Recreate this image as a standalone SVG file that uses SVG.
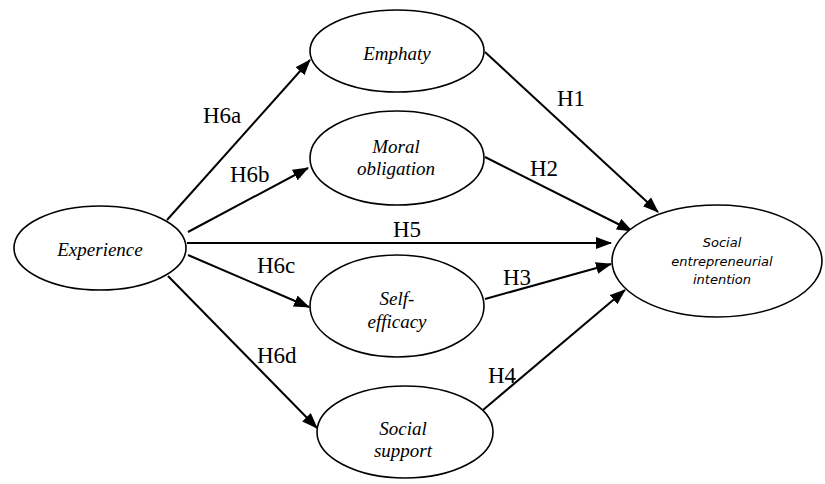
<svg xmlns="http://www.w3.org/2000/svg" width="825" height="484" viewBox="0 0 825 484">
<style>
.node ellipse{fill:#fff;stroke:#000;stroke-width:1.6}
.nt{font-family:"Liberation Serif","Times New Roman",Times,"DejaVu Serif",serif;font-style:italic;font-size:19px;fill:#000;text-anchor:middle}
.st{font-family:"DejaVu Sans",sans-serif;font-style:italic;font-size:13px;fill:#000;text-anchor:middle}
.edges line{stroke:#000;stroke-width:2;marker-end:url(#ah)}
.lb{font-family:"Liberation Serif","Times New Roman",Times,"DejaVu Serif",serif;font-size:23px;fill:#000}
</style>
<defs>
<marker id="ah" markerUnits="userSpaceOnUse" markerWidth="16" markerHeight="12" viewBox="0 0 16 12" refX="15" refY="6" orient="auto">
<path d="M0,0 L16,6 L0,12 z" fill="#000"/>
</marker>
</defs>
<g class="edges">
<line x1="167" y1="220" x2="310" y2="60"/>
<line x1="188" y1="232" x2="308" y2="168"/>
<line x1="187" y1="243" x2="611" y2="243"/>
<line x1="188" y1="255" x2="309" y2="307"/>
<line x1="168" y1="276" x2="317" y2="428"/>
<line x1="485" y1="52" x2="658" y2="212"/>
<line x1="485" y1="157" x2="632" y2="231"/>
<line x1="485" y1="299" x2="611" y2="264"/>
<line x1="483" y1="410" x2="625" y2="290"/>
</g>
<g id="labels">
<text class="lb" x="203" y="123">H6a</text>
<text class="lb" x="230" y="182">H6b</text>
<text class="lb" x="393" y="237">H5</text>
<text class="lb" x="257" y="273">H6c</text>
<text class="lb" x="257" y="363">H6d</text>
<text class="lb" x="557" y="106">H1</text>
<text class="lb" x="530" y="176">H2</text>
<text class="lb" x="503" y="285">H3</text>
<text class="lb" x="488" y="383">H4</text>
</g>
<g id="experience" class="node">
<ellipse cx="100" cy="248" rx="86" ry="42"/>
<text class="nt" x="100" y="256">Experience</text>
</g>
<g id="emphaty" class="node">
<ellipse cx="397" cy="51" rx="87" ry="41"/>
<text class="nt" x="397" y="60">Emphaty</text>
</g>
<g id="moral" class="node">
<ellipse cx="397" cy="158" rx="87" ry="47"/>
<text class="nt" x="396" y="153">Moral</text>
<text class="nt" x="396" y="175">obligation</text>
</g>
<g id="selfefficacy" class="node">
<ellipse cx="397" cy="306" rx="87" ry="51"/>
<text class="nt" x="397" y="305">Self-</text>
<text class="nt" x="397" y="328">efficacy</text>
</g>
<g id="socialsupport" class="node">
<ellipse cx="405" cy="432" rx="88" ry="46"/>
<text class="nt" x="403" y="435">Social</text>
<text class="nt" x="403" y="457">support</text>
</g>
<g id="sei" class="node">
<ellipse cx="717" cy="261" rx="105" ry="56"/>
<text class="st" x="722" y="247">Social</text>
<text class="st" x="722" y="266">entrepreneurial</text>
<text class="st" x="722" y="284">intention</text>
</g>
</svg>
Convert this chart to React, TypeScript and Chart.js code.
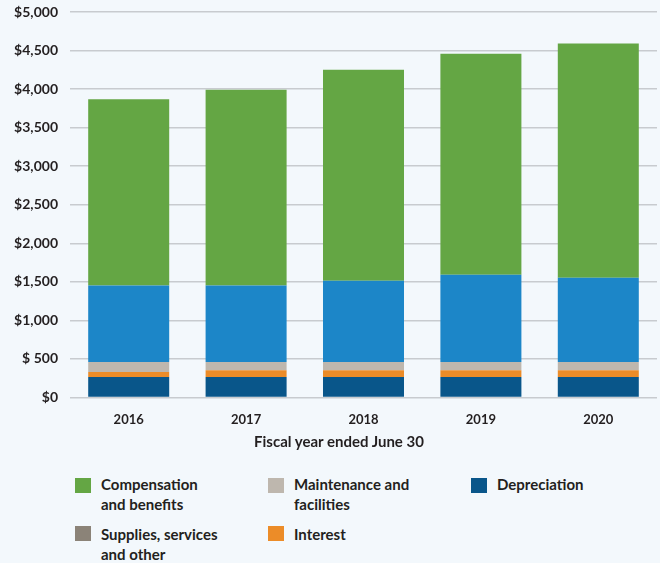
import React, { useEffect, useRef } from "react";
import { Chart, registerables } from "chart.js";

Chart.register(...registerables);

const years = ["2016", "2017", "2018", "2019", "2020"];
const depreciation = [265, 265, 265, 265, 265];
const interest = [65, 90, 90, 90, 90];
const maintenance = [130, 105, 105, 105, 105];
const supplies = [994, 994, 1053, 1131, 1092];
const compensation = [2413, 2539, 2737, 2867, 3039];

const yTicks = [0, 500, 1000, 1500, 2000, 2500, 3000, 3500, 4000, 4500, 5000];
const xTitle = "Fiscal year ended June 30";

const seriesNames = [
  "Depreciation",
  "Interest",
  "Maintenance and facilities",
  "Supplies, services and other",
  "Compensation and benefits",
];
const barColors = ["#09568a", "#ec8c28", "#beb7ae", "#1c86c8", "#64a644"];

// legend: order, label lines, swatch colour
const legendLabels = [
  ["Compensation", "and benefits"],
  ["Maintenance and", "facilities"],
  ["Depreciation"],
  ["Supplies, services", "and other"],
  ["Interest"],
];
const legendColors = ["#64a644", "#beb7ae", "#09568a", "#8b8378", "#ec8c28"];

const FONT = "Lato, 'Open Sans', sans-serif";
const TEXT = "#231f20";

export default function App() {
  const ref = useRef<HTMLCanvasElement | null>(null);

  useEffect(() => {
    document.body.style.margin = "0";
    const values = [depreciation, interest, maintenance, supplies, compensation];
    const chart = new Chart(ref.current as HTMLCanvasElement, {
      type: "bar",
      data: {
        labels: years,
        datasets: values.map((v, i) => ({
          label: seriesNames[i],
          data: v,
          backgroundColor: barColors[i],
          borderWidth: 0,
          barPercentage: 0.69,
          categoryPercentage: 1,
        })),
      },
      options: {
        animation: false,
        responsive: true,
        maintainAspectRatio: false,
        layout: { padding: { top: 12, right: 3, left: 0, bottom: 0 } },
        plugins: { legend: { display: false }, tooltip: { enabled: false } },
        scales: {
          x: {
            stacked: true,
            grid: { display: false },
            border: { display: false },
            ticks: {
              color: TEXT,
              padding: 7,
              font: { family: FONT, size: 13, weight: "bold" },
            },
            afterFit: (s: any) => {
              s.height = 42.5;
            },
          },
          y: {
            stacked: true,
            min: 0,
            max: 5000,
            afterBuildTicks: (s: any) => {
              s.ticks = yTicks.map((v) => ({ value: v }));
            },
            grid: { color: "#c8cbcf", lineWidth: 1.5, drawTicks: false },
            border: { display: false },
            ticks: {
              color: TEXT,
              padding: 12,
              font: { family: FONT, size: 14, weight: "bold" },
              callback: (v: any) => {
                const n = Number(v);
                if (n === 0) return "$0";
                if (n === 500) return "$ 500";
                return "$" + n.toLocaleString("en-US");
              },
            },
            afterFit: (s: any) => {
              s.width = 70;
              s.paddingTop = 0;
              s.paddingBottom = 0;
            },
          },
        },
      },
    });
    return () => chart.destroy();
  }, []);

  const colX = [75, 268, 471];
  const rowY = [478, 526];
  const textOff = [-4, -2];

  return (
    <div
      style={{
        position: "fixed",
        left: 0,
        top: 0,
        width: 660,
        height: 563,
        background: "#f3f8fc",
        fontFamily: FONT,
        color: TEXT,
        overflow: "hidden",
      }}
    >
      <div style={{ position: "absolute", left: 0, top: 0, width: 660, height: 440 }}>
        <canvas ref={ref} />
      </div>
      <div
        style={{
          position: "absolute",
          left: 189,
          top: 431,
          width: 300,
          textAlign: "center",
          fontSize: 15,
          fontWeight: 700,
          lineHeight: "20px",
        }}
      >
        {xTitle}
      </div>
      {legendLabels.map((lines, i) => {
        const x = colX[i % 3];
        const r = Math.floor(i / 3);
        const y = rowY[r];
        return (
          <div key={i}>
            <div
              style={{
                position: "absolute",
                left: x,
                top: y,
                width: 16,
                height: 15,
                background: legendColors[i],
              }}
            />
            <div
              style={{
                position: "absolute",
                left: x + 26,
                top: y + textOff[r],
                fontSize: 15,
                fontWeight: 700,
                lineHeight: "20px",
                whiteSpace: "nowrap",
              }}
            >
              {lines.map((l, j) => (
                <div key={j}>{l}</div>
              ))}
            </div>
          </div>
        );
      })}
    </div>
  );
}
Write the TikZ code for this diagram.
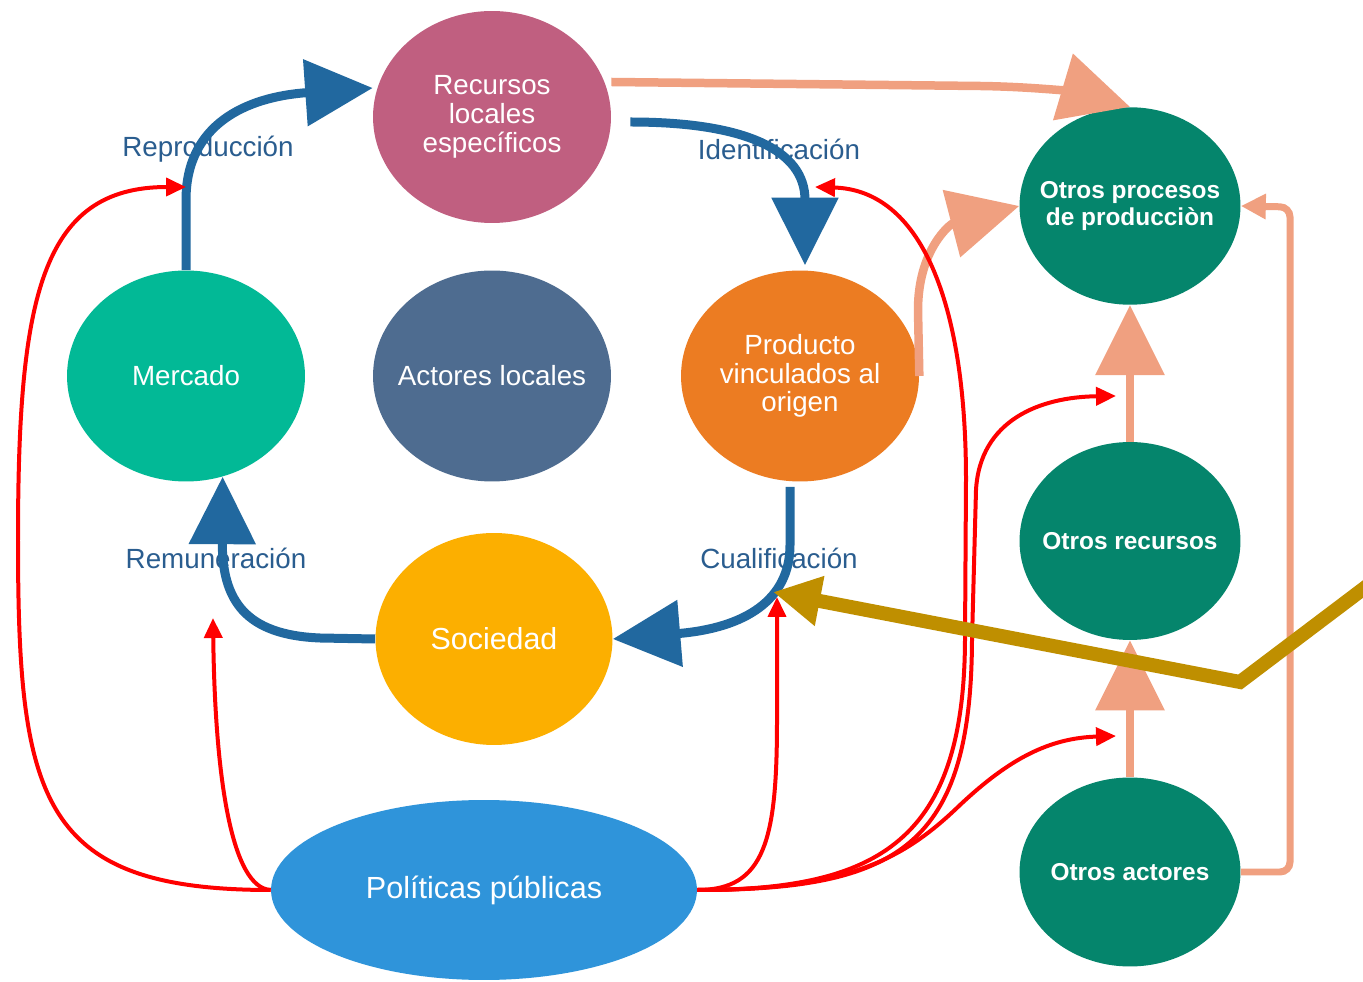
\documentclass[tikz,border=0pt]{standalone}
\usepackage{fontspec}
\setmainfont{Liberation Sans}
\usetikzlibrary{shapes.geometric,arrows.meta,calc}
\definecolor{cRec}{HTML}{C05F80}
\definecolor{cMerc}{HTML}{02B996}
\definecolor{cAct}{HTML}{4E6C90}
\definecolor{cProd}{HTML}{EC7C22}
\definecolor{cSoc}{HTML}{FCAF00}
\definecolor{cPol}{HTML}{2F94DA}
\definecolor{cOtros}{HTML}{05856C}
\definecolor{cBlue}{HTML}{21689F}
\definecolor{cSal}{HTML}{F0A080}
\definecolor{cRed}{HTML}{FF0000}
\definecolor{cGold}{HTML}{BF8F00}
\definecolor{cLbl}{HTML}{2A5D8F}
\begin{document}
\begin{tikzpicture}[x=0.02cm,y=-0.02cm,
  bub/.style={ellipse, draw=none, inner xsep=-2cm, inner ysep=0pt, text=white, align=center,
    minimum width=4.76cm, minimum height=4.22cm,
    font=\fontsize{15.8}{16.4}\selectfont},
  gbub/.style={bub, fill=cOtros, minimum width=4.42cm, minimum height=3.95cm,
    font=\bfseries\fontsize{13.9}{15.4}\selectfont},
  lbl/.style={text=cLbl, inner sep=0pt, font=\fontsize{15.8}{18}\selectfont},
  bluearr/.style={draw=cBlue, line width=0.18cm, -{Triangle[length=1.35cm,width=1.3cm]}},
  salarr/.style={draw=cSal, line width=0.17cm, -{Triangle[length=1.4cm,width=1.35cm]}},
  salthin/.style={draw=cSal, line width=0.14cm, rounded corners=0.2cm, -{Triangle[length=0.5cm,width=0.48cm]}},
  redarr/.style={draw=cRed, line width=0.08cm, -{Triangle[length=0.4cm,width=0.36cm]}},
  goldarr/.style={draw=cGold, line width=0.28cm, line join=miter, -{Triangle[length=0.95cm,width=0.95cm]}}
]
\useasboundingbox (0,0) rectangle (1363,982);
\fill[white] (0,0) rectangle (1363,982);
\clip (0,0) rectangle (1363,982);

% nodes
\node[bub, fill=cRec, minimum height=4.24cm] (rec) at (492,117) {Recursos\\locales\\específicos};
\node[bub, fill=cMerc] (merc) at (186,376) {Mercado};
\node[bub, fill=cAct] (act) at (492,376) {Actores locales};
\node[bub, fill=cProd] (prod) at (800,376) {Producto\\vinculados al\\origen};
\node[bub, fill=cSoc, minimum width=4.74cm, minimum height=4.24cm,
      font=\fontsize{17.3}{18}\selectfont] (soc) at (494,639) {Sociedad};
\node[bub, fill=cPol, minimum width=8.52cm, minimum height=3.6cm,
      font=\fontsize{17.4}{18}\selectfont] (pol) at (484,890) {Políticas públicas};
\node[gbub] (op) at (1130,206) {Otros procesos\\de producciòn};
\node[gbub, minimum height=3.96cm] (orc) at (1130,541) {Otros recursos};
\node[gbub, minimum height=3.78cm] (oac) at (1130,872) {Otros actores};

% labels
\node[lbl] (lrep) at (208,149) {Reproducción};
\node[lbl] (lide) at (779,149) {Identificación};
\node[lbl] (lrem) at (216,558) {Remuneración};
\node[lbl] (lcua) at (779,558) {Cualificación};

% target coordinates on connectors
\coordinate (tRepro) at (186,187);
\coordinate (tRemun) at (213,618);
\coordinate (tCual) at (777,597);
\coordinate (tIdent) at (815,187);
\coordinate (tOrc) at (1116,396);
\coordinate (tOac) at (1116,736);
\coordinate (tGold) at (773,592);
\coordinate (gStart) at (1375,580);

% blue cycle
\draw[bluearr] (merc.north) -- (186,200) .. controls (186,125) and (245,97) .. ($(rec.west)+(0,-29)$);
\draw[bluearr] ($(rec.east)+(19,5)$) .. controls (745,122) and (805,150) .. ($(prod.north)+(5,-5)$);
\draw[bluearr] ($(prod.south)+(-10,5)$) -- (790,545) .. controls (790,600) and (745,628) .. (soc.east);
\draw[bluearr] (soc.west) -- (320,638) .. controls (245,635) and (222,600) .. (merc.-70.4);

% salmon arrows
\draw[salarr] ($(rec.east)+(0,-35)$) -- (980,86) .. controls (1050,87) and (1090,95) .. (op.north);
\draw[salarr] (prod.east) -- (918,310) .. controls (918,250) and (950,224) .. (op.west);
\draw[salarr] (orc.north) -- (op.south);
\draw[salarr] (oac.north) -- (orc.south);
\draw[salthin] (oac.east) -- (1290,872) -- (1290,207) -- (op.east);

% red arrows
\draw[redarr] (pol.west) .. controls (40,890) and (18,800) .. (18,540)
   .. controls (18,300) and (40,187) .. (tRepro);
\draw[redarr] (pol.west) .. controls (232,888) and (215,780) .. (tRemun);
\draw[redarr] (pol.east) .. controls (765,890) and (777,840) .. (777,720) -- (tCual);
\draw[redarr] (pol.east) .. controls (880,890) and (964,840) .. (965,640) -- (966,480)
   .. controls (966,300) and (920,190) .. (tIdent);
\draw[redarr] (pol.east) .. controls (900,890) and (971,845) .. (972,640) -- (976,490)
   .. controls (980,420) and (1040,397) .. (tOrc);
\draw[redarr] (pol.east) .. controls (850,890) and (905,858) .. (960,805)
   .. controls (1010,758) and (1050,738) .. (tOac);

% gold arrow
\draw[goldarr] (gStart) -- (1240,682) -- (tGold);
\end{tikzpicture}
\end{document}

■ Task requirements ■
From the entries above, extract each line containing "standalone".

■ Exercise answer ■
Recreate this image as a standalone SVG file that uses SVG.
\documentclass[tikz,border=0pt]{standalone}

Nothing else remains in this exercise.